Il a déjà rédigé son premier article. «C’est un début!, dit-il en riant. J’ai couvert la venue de Stefan Feller (conseiller pour les questions de police des Nations Unies au sein du Département des opérations de maintien de la paix). Il est parti de New York et il est venu évaluer la mission de la MINUSTAH. Il est venu voir l’évolution de la mission pendant trois jours sur le terrain.»

Une paranoïa contrôlée

À son arrivée à Port-au-Prince, Pascal Courtemanche a découvert une autre réalité, celle de l’insécurité. «Après être atterri à l’aéroport, on a été escorté dans un autobus avec des grillages, avec deux soldats armés et ils nous ont amené à notre hôtel qui était entouré de barbelés et de murs. Ma première image, c’est le choc de la sécurité», confie-t-il.

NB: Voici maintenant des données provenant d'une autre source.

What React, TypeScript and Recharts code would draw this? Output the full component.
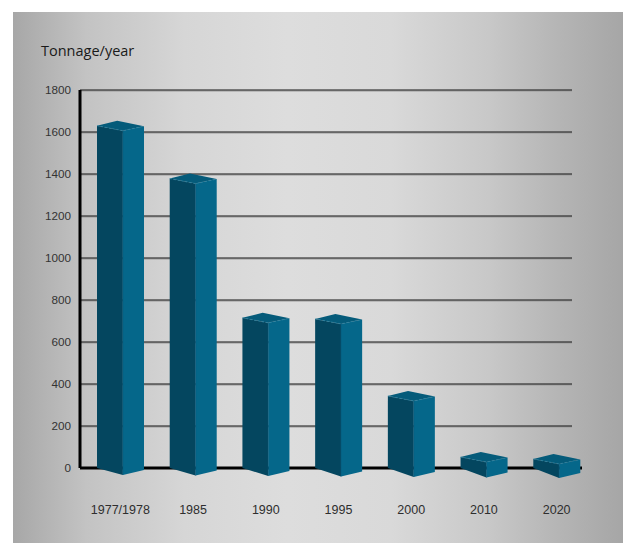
import React from 'react';
import { BarChart, Bar, XAxis, YAxis, CartesianGrid } from 'recharts';

const categories = ['1977/1978', '1985', '1990', '1995', '2000', '2010', '2020'];
const tonnage = [1630, 1378, 715, 710, 343, 52, 43];
const yTicks = [0, 200, 400, 600, 800, 1000, 1200, 1400, 1600, 1800];
const yTitle = 'Tonnage/year';

const data = categories.map((c, i) => ({ year: c, value: tonnage[i] }));

const LEFT = '#04465f';
const RIGHT = '#05678a';
const TOP = '#055b7a';

const Prism = (props: any) => {
  const { x, y, width, height } = props;
  if (x == null || y == null) return null;
  const base = y + height;
  const xf = x + width * 0.55;
  const xb = x + width * 0.43;
  const xr = x + width;
  const lean = (x - 97) / 436; // perspective grows to the right
  const fd = 7 + lean * 3;
  const rd = 2 + lean * 3;
  const topF = y + 5;
  const topB = y - 5;
  const topR = y + 0.5;
  return (
    <g>
      <polygon points={`${x},${y} ${xf},${topF} ${xf},${base + fd} ${x},${base}`} fill={LEFT} />
      <polygon points={`${xf},${topF} ${xr},${topR} ${xr},${base + rd} ${xf},${base + fd}`} fill={RIGHT} />
      <polygon points={`${x},${y} ${xb},${topB} ${xr},${topR} ${xf},${topF}`} fill={TOP} />
      <polyline
        points={`${x},${y} ${xf},${topF} ${xr},${topR}`}
        fill="none"
        stroke="#2f87a6"
        strokeWidth={0.7}
        strokeDasharray="2 2"
      />
      <line x1={xf} y1={topF} x2={xf} y2={base + fd} stroke="#0a5878" strokeWidth={0.6} />
    </g>
  );
};

const GridLine = (props: any) => {
  const { x1, y1, x2, y2, y, height } = props;
  const isBase = Math.abs(y1 - (y + height)) < 1;
  if (isBase) {
    return <line x1={x1} y1={y1} x2={x2 - 11} y2={y2} stroke="#000" strokeWidth={3} />;
  }
  return (
    <g>
      <line x1={x1} y1={y1 + 1} x2={x2 - 21} y2={y2 + 1} stroke="#9a9a9a" strokeWidth={1} />
      <line x1={x1} y1={y1} x2={x2 - 21} y2={y2} stroke="#151515" strokeWidth={1.1} />
    </g>
  );
};

export default function App() {
  return (
    <div style={{ position: 'absolute', left: 0, top: 0, width: 623, height: 543, background: '#fff' }}>
      <div
        style={{
          position: 'absolute',
          left: 13,
          top: 12,
          width: 610,
          height: 531,
          background:
            'linear-gradient(to right, #a7a7a7 0%, #c3c3c3 12%, #d6d6d6 28%, #dddddd 45%, #d9d9d9 62%, #c8c8c8 78%, #b4b4b4 90%, #a6a6a6 100%)',
        }}
      />
      <div
        style={{
          position: 'absolute',
          left: 41,
          top: 40,
          fontFamily: '"Open Sans", "Liberation Sans", sans-serif',
          fontSize: 14.5,
          color: '#1a1a1a',
          lineHeight: '22px',
          whiteSpace: 'nowrap',
        }}
      >
        {yTitle}
      </div>
      <div style={{ position: 'absolute', left: 0, top: 0 }}>
        <BarChart
          width={623}
          height={543}
          data={data}
          margin={{ top: 90, right: 30, bottom: 45, left: 20 }}
          barSize={47}
        >
          <CartesianGrid vertical={false} horizontal={(p: any) => <GridLine {...p} />} />
          <XAxis
            dataKey="year"
            height={30}
            axisLine={false}
            tickLine={false}
            tickSize={0}
            tickMargin={37}
            padding={{ left: 4, right: 0 }}
            interval={0}
            tick={{ fill: '#2e2e2e', fontSize: 12.5, fontFamily: '"Liberation Sans", Arial, sans-serif' }}
          />
          <YAxis
            width={60}
            domain={[0, 1800]}
            ticks={yTicks}
            interval={0}
            axisLine={{ stroke: '#000', strokeWidth: 3 }}
            tickLine={false}
            tickSize={0}
            tickMargin={9}
            tick={{ fill: '#333', fontSize: 11.7, fontFamily: '"Liberation Sans", Arial, sans-serif' }}
          />
          <Bar dataKey="value" shape={(p: any) => <Prism {...p} />} isAnimationActive={false} />
        </BarChart>
      </div>
    </div>
  );
}
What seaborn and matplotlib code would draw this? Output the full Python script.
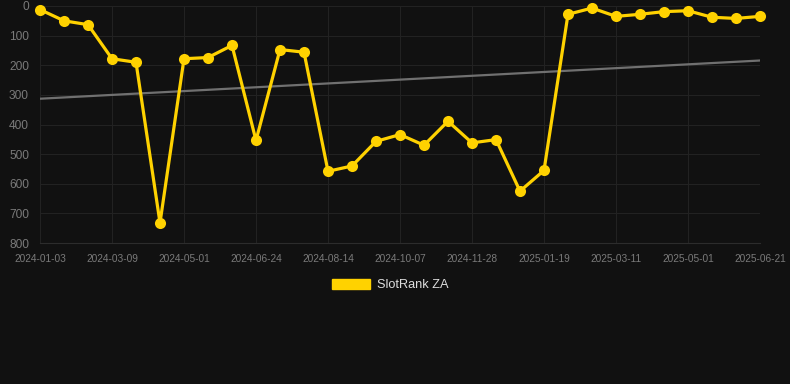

Après deux mois, cet aspect fait maintenant partie de la routine. «Je me suis aperçu, quand je suis revenu (au Québec), que le sentiment d’insécurité qu’on peut ressentir ici au Québec est pas mal exagéré comparé à ce qu’on vit là-bas», dit-il en faisant allusion à nos terrains ouverts et à l’absence de gardien. Mais il s’attendait à cette réalité. «Il faut toujours garder une paranoïa contrôlée, c’est notre attitude. On est préparé comme ça. Il n’y a pas une journée où on peut se dire que c’est rendu sécuritaire. Il faut toujours penser que c’est peut-être aujourd’hui qu’il va arriver quelque chose parce qu’il y a encore trop de possibilités que ça arrive. La paranoïa contrôlée, c’est ça.»

Outre la sécurité, Pascal Courtemanche doit aussi vivre avec une barrière langagière. «Une des choses fatigantes, c’est le blocage du langage. On travaille avec un collègue, qui fait le même travail que nous, qui parle juste en anglais, en espagnol, en créole. Chaque personne que tu abordes, tu te questionnes à savoir dans quelle langue que tu le fais. Le plus difficile, c’est d’adapter notre langue aux personnes qu’on côtoie. C’est une adaptation quotidienne.»

En plus de côtoyer les membres des forces policières internationales, le sergent Courtemanche a la chance de fréquenter les Haïtiens qui sont très débrouillards avec le peu qu’ils ont. «J’adore le contact avec eux. Ils n’ont pas le même background que nous. Ce sont des gens très croyants et ils sont ouverts à tout le monde, mais ils ont gardé leur petite culture à eux.»

Il a aussi profité de sa présence pour s’impliquer auprès des orphelinats. «C’est super enrichissant. C’est notre petite paie comme missionnaire, on a affaire à de jeunes Haïtiens qui n’ont rien et qui ont la naïveté de la vie. Ils apprécient que tu viennes juste les voir, que tu fasses une activité avec eux.»

Après un court séjour au Québec, Pascal Courtemanche s’est envolé à nouveau pour Haïti, lundi. Il sera de retour en décembre pour célébrer le temps des fêtes avec ses proches.